Persian Chicken With Pomegranate Jewels
- 2 tablespoons butter
- 1 brown onion medium, peeled and diced
- 3 chicken breasts diced
- 1 cup walnuts
- 2 cloves garlic peeled and minced
- 1/4 cup ground almonds
- 1/2 teaspoon turmeric
- 1/2 teaspoon salt
- 1 pinch ground black pepper
- 1/4 teaspoon cinnamon
- 1/2 lime
- 2 cups chicken stock
- 2 tablespoons honey
- 1/4 cup pomegranate molasses
- 1 bunch flat-leaf parsley
- Melt the butter in a large frying pan/skillet and add the onions. Fry for 2 minutes and then add the chicken. Cook for 5 minutes, until sealed, stirring occasionally.
- Whilst the chicken is cooking, place the walnuts in a food processer and blend just until they turn to fine crumbs. Don't over-blend or you'll end up with walnut paste.
- Add the walnuts, garlic and ground almonds to the pan and cook with the chicken for 1 minute. Add in the turmeric, salt, pepper, cinnamon and lime zest, stir and cook for a further minute.
- Add the chicken stock, honey and three-quarters of the molasses. Stir, bring to a gentle bubble and simmer for 15 minutes, stirring occasionally.

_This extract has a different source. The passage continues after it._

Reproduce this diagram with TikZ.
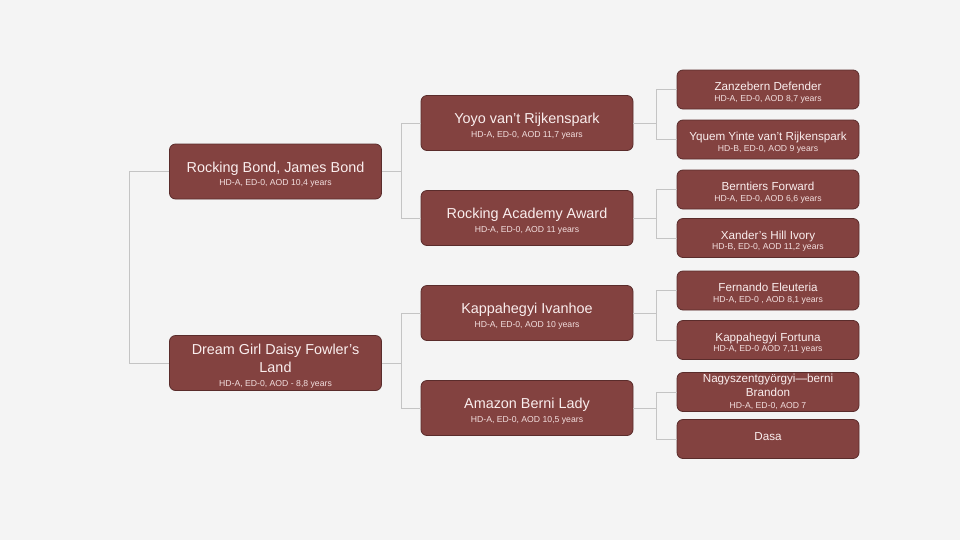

- Taste the stew, add more molasses if needed. Cook for a further 5 minutes and then serve on top of boiled rice or cous cous.

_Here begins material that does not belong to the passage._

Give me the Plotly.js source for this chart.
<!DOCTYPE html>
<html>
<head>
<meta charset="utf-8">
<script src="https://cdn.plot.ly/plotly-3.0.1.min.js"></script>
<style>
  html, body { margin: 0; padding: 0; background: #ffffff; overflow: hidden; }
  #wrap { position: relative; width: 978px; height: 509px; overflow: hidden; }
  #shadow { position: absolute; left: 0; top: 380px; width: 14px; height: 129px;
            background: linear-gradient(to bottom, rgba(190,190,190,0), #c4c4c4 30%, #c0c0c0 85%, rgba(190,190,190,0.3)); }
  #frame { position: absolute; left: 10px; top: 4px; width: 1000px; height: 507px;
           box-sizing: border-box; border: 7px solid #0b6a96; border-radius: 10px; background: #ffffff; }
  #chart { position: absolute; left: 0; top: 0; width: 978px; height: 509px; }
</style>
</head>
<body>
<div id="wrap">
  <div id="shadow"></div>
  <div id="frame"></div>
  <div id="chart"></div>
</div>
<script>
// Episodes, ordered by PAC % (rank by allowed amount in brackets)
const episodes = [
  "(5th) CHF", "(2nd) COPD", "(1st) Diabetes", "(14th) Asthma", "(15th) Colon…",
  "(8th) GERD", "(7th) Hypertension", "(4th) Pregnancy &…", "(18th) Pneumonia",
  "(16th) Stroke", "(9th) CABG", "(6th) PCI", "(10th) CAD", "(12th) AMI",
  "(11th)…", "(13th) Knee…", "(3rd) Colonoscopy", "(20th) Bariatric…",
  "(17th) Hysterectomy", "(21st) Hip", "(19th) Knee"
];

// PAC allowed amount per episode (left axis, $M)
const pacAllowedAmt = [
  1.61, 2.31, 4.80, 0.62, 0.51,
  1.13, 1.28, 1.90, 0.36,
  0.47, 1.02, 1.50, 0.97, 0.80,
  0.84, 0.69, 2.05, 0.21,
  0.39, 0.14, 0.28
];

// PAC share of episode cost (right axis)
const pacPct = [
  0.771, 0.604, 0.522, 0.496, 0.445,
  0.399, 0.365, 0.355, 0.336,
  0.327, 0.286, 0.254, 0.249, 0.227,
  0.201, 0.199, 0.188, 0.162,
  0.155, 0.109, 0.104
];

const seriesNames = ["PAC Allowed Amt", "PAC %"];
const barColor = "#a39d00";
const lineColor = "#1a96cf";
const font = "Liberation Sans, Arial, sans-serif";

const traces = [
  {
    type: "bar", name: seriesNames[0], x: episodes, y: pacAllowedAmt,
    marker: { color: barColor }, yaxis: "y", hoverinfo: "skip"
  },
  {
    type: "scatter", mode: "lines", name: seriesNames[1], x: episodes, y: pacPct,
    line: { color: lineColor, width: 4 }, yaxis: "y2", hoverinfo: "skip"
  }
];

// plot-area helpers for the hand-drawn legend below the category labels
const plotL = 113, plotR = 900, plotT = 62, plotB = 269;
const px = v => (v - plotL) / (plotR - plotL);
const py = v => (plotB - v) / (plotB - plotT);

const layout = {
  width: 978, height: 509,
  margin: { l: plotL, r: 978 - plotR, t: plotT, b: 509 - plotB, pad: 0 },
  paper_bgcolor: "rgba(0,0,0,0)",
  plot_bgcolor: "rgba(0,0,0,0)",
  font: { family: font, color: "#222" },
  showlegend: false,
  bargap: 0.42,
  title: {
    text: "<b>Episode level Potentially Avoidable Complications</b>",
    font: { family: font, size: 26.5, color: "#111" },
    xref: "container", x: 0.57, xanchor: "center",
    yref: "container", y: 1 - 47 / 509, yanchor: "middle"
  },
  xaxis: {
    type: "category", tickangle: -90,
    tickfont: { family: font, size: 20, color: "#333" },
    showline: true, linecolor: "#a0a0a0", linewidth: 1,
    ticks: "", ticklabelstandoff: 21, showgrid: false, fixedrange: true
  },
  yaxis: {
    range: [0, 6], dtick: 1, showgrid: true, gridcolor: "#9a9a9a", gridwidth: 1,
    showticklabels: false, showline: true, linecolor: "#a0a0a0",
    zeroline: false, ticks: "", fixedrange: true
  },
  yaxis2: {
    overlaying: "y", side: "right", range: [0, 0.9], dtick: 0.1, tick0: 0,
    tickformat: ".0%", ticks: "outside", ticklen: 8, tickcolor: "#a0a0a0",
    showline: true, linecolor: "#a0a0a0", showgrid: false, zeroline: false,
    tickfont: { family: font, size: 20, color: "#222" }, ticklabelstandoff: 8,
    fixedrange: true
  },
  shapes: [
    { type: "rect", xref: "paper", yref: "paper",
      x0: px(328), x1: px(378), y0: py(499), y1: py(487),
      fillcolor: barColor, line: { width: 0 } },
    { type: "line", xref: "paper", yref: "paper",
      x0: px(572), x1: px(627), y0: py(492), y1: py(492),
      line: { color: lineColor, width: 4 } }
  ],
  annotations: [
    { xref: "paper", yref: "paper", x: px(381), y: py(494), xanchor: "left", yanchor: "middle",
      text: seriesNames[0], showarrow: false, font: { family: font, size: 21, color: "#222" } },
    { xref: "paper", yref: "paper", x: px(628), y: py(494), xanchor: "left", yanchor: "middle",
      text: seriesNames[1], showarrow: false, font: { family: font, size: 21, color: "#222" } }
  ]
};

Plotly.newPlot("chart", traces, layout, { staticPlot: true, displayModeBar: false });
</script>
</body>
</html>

- Top with pomegranate seeds and chopped parsley.
butter, brown onion, chicken breasts, walnuts, garlic, ground almonds, turmeric, salt, ground black pepper, cinnamon, lime, chicken stock, honey, pomegranate molasses, flatleaf parsley
Taken from www.yummly.com/recipe/Persian-Chicken-with-Pomegranate-Jewels-978692 (may not work)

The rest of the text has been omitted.